Whether it’s a power-sharing executive or Plan B, Sinn Fein have agreed to the principle of supporting the PSNI and the criminal justice system. It’s there in back and white.

Now, of course, actions speak louder than words and of course, I still hold much of what Sinn Fein stands for in deep contempt, but… surely isn’t that statement good news for all of us in Northern Ireland?  

In Praise of Dissidentry

Alexander Solzhenitsyn (Russian writer), Vaclav Havel (ex Czech President) and Aung San Suu Kyi (Burmese pro-democracy activist) are all, for different reasons and in different parts of the world, very courageous people. They were also (and in the case of Aung san Suu Kyi still is) dissidents. And. no, that doesn’t mean they firebombed DIY stores or they couldn’t bear having a fenian about the place.

For, despite what the Sinn Fein/DUP Politburos and lazy N.Irish journalists may tell you, “dissident” is not a dirty word, a person to be shunned by all those naice people “committed” to the *Peace* Process.

Back to faithful Wiki, for a rather broader definition of the word “dissident“:

A dissident, broadly defined, is a person who actively opposes an established opinion, policy, or structure. The term is most often used to refer to political dissidents, usually against authoritarian regimes or established constitutional order (although there are rare uses of the phrase philosophical dissident). Political dissidents use non-violent means of political dissent, including voicing criticism of the government or dominating ideology, or protesting individual actions by the authorities.

“Dissent”, “Protest”, “Opposition to the Established Norms” and even,”Dissidents” are, (but whisper it gently in Norn Iron), generally recognised as good things for democracy.
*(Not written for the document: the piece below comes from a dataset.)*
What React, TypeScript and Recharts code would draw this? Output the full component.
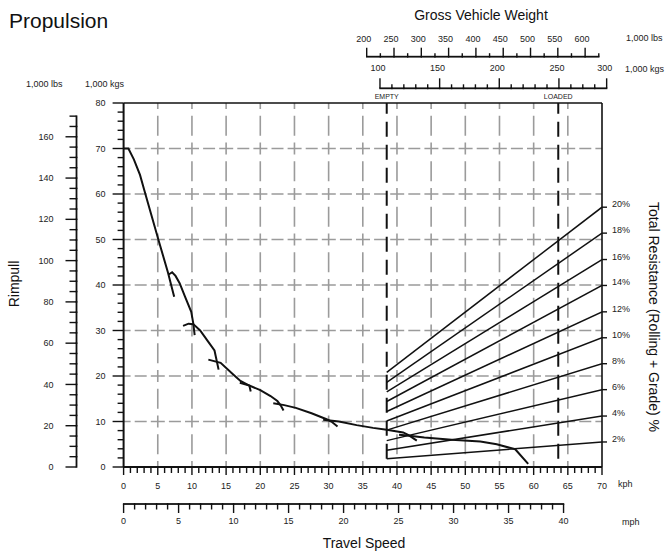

Fact: party apparachniks and an electorate who obediently nod at everything Gerry and Big Ian tells them is not going to push forward the democratic process in N.Ireland.

Whilst I’d much rather that the present challenges to the DUP/SF were coming from secular, liberal Unionists and genuinely socialist Republicans respectively, if the end result is the same –the splintering of the DUP and Sinn Fein monoliths and the future development of a non-sectarian, fully functioning political system in Ulster, then I ain’t going to complain.

So, good luck to all the political dissidents!